Matt H;240565 wrote: I agree wtih Andrew on this one (but you are the only one who knows exactly what you are looking for from this endeavor). But to be demonstrative of his point: put a MotoGP bike and 40 year old cafe racer on a frozen lake course. Regardless of which bike is more capable, the only thing being shown is the limit of traction - and since that is way below the capabilities of either bike, the difference in capabilities of the bikes becomes irrelevant. Sort of the weakest link in the chain makes the difference in the overall chain regardless of other capable links.
I'd say go with race tires to show what the design and manufacturing of a stock bike is truly capable of (and not what the design and manufacturing of a tire is capable of). But again, you know what you are after.
"More interested in what the bike can do with the least investment" - minimum investment in suspension and/or race tires.
Is the available grip with the new tech in street/track tires enough? Maybe, maybe not. The first is to find where we are now, versus taking it out there out there with aftermarket wares. Then, find the weaknesses. Is it the shock spring that makes the tire spin first? If so, change that, then ride. Go until another issue.

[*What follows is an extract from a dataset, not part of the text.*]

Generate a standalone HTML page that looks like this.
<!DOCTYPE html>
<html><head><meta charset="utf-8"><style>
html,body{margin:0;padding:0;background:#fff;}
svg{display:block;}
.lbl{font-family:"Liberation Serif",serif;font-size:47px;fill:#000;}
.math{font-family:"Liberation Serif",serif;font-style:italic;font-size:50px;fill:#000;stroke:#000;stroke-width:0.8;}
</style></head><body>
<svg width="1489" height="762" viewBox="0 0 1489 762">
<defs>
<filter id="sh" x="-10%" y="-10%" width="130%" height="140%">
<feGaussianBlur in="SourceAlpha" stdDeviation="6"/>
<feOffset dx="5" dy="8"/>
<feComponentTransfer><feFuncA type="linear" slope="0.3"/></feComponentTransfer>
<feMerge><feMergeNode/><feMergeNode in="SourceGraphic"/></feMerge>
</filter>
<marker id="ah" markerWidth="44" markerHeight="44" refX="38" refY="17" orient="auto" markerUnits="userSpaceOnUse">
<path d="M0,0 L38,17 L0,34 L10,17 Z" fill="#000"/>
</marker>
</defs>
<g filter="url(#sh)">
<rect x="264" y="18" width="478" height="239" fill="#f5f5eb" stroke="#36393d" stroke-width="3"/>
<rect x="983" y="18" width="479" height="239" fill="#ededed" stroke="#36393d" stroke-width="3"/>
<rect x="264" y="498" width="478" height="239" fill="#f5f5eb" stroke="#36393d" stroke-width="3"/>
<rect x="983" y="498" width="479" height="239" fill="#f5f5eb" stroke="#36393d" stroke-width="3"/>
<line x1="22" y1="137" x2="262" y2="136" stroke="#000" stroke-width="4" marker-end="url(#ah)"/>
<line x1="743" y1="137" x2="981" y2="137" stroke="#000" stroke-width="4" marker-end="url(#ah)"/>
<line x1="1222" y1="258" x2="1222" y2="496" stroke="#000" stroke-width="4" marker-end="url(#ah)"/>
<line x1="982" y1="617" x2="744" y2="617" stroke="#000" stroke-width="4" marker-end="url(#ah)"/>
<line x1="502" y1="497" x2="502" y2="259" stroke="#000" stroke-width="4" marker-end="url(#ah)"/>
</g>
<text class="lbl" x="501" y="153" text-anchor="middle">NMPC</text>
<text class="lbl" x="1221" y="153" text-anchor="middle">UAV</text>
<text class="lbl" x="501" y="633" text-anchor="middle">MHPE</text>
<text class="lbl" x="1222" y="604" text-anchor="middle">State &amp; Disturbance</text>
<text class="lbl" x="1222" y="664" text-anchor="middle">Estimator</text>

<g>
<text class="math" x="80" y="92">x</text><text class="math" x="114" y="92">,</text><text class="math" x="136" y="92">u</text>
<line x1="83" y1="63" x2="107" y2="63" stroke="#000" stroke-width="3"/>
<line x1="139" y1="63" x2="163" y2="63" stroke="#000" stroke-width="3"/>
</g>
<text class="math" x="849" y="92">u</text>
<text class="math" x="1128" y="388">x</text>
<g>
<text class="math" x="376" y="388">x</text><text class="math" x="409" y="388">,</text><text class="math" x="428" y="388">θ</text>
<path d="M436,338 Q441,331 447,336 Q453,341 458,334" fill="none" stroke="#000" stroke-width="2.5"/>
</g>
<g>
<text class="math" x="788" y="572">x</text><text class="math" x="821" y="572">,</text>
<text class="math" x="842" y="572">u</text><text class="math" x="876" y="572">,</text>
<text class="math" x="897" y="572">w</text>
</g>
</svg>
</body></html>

I would assume tires are the next or very close to next step. If so, change them. Log all of this and provide the feedback to the folks here.

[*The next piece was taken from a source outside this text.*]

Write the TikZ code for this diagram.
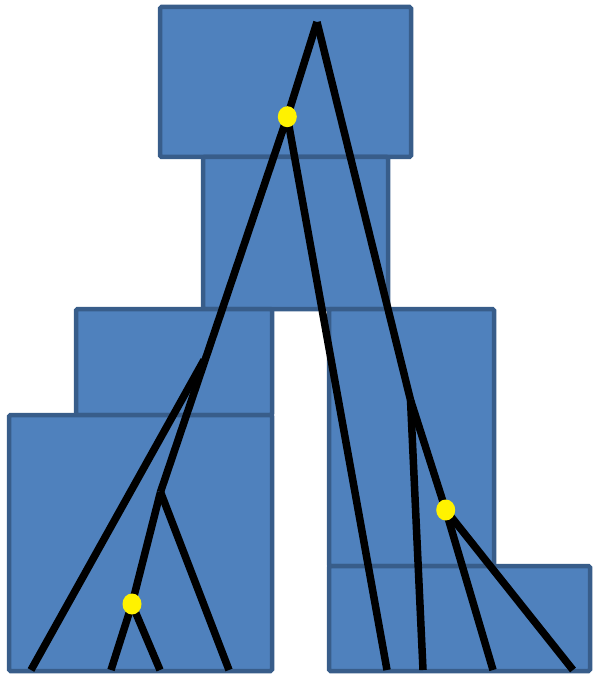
\documentclass[tikz,border=0pt]{standalone}
\usetikzlibrary{shapes.geometric}
\begin{document}
\begin{tikzpicture}[x=1pt,y=-1pt,
  box/.style={fill={rgb,255:red,79;green,129;blue,189},draw={rgb,255:red,56;green,93;blue,138},line width=4.5pt,rounded corners=1.5pt},
  edge/.style={draw=black,line width=7.5pt,line cap=butt},
  dot/.style={ellipse,fill=yellow,inner sep=0pt,minimum width=19pt,minimum height=21pt}]
\useasboundingbox (0,0) rectangle (592,676);
\draw[box] (160,7) rectangle (411,157);
\draw[box] (203,157) rectangle (388,309);
\draw[box] (76,309) rectangle (272,415);
\draw[box] (9,415) rectangle (272,671);
\draw[box] (329,309) rectangle (494,566);
\draw[box] (329,566) rectangle (590,671);
% tree points
\coordinate (root) at (317,22);
\coordinate (a) at (287.3,116.7);
\coordinate (b) at (204,360);
\coordinate (c) at (160.5,492);
\coordinate (d) at (132,604);
\coordinate (r) at (410.5,400);
\coordinate (e) at (445.7,510);
\coordinate (l1) at (31,670);
\coordinate (l2) at (111,670);
\coordinate (l3) at (160,670);
\coordinate (l4) at (229,670);
\coordinate (l5) at (387,670);
\coordinate (l6) at (423,670);
\coordinate (l7) at (493,670);
\coordinate (l8) at (573,670);
\draw[edge] (root) -- (a);
\draw[edge] (a) -- (c);
\draw[edge] (b) -- (l1);
\draw[edge] (c) -- (d);
\draw[edge] (d) -- (l2);
\draw[edge] (d) -- (l3);
\draw[edge] (c) -- (l4);
\draw[edge] (a) -- (l5);
\draw[edge] (root) -- (r);
\draw[edge] (r) -- (l6);
\draw[edge] (r) -- (e);
\draw[edge] (e) -- (l7);
\draw[edge] (e) -- (l8);
\node[dot] (da) at (a) {};
\node[dot] (dd) at (d) {};
\node[dot] (de) at (e) {};
\end{tikzpicture}
\end{document}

This is what I am curious about
. Nothing prevents us from "walking the tree" - Spring change, front tire, rear tire, forks, rear shock, mapping, etc.... meanwhile logging the diffs and seeing if worth the changes.
If this has been done on a modern sportbike with "Trackday guys" then.... this could be a waste of time.
Again, I agree with Drew's point on tires. But I'd like to get it to spin on the ice first. no assumptions, demonstrate even if it appears obvious.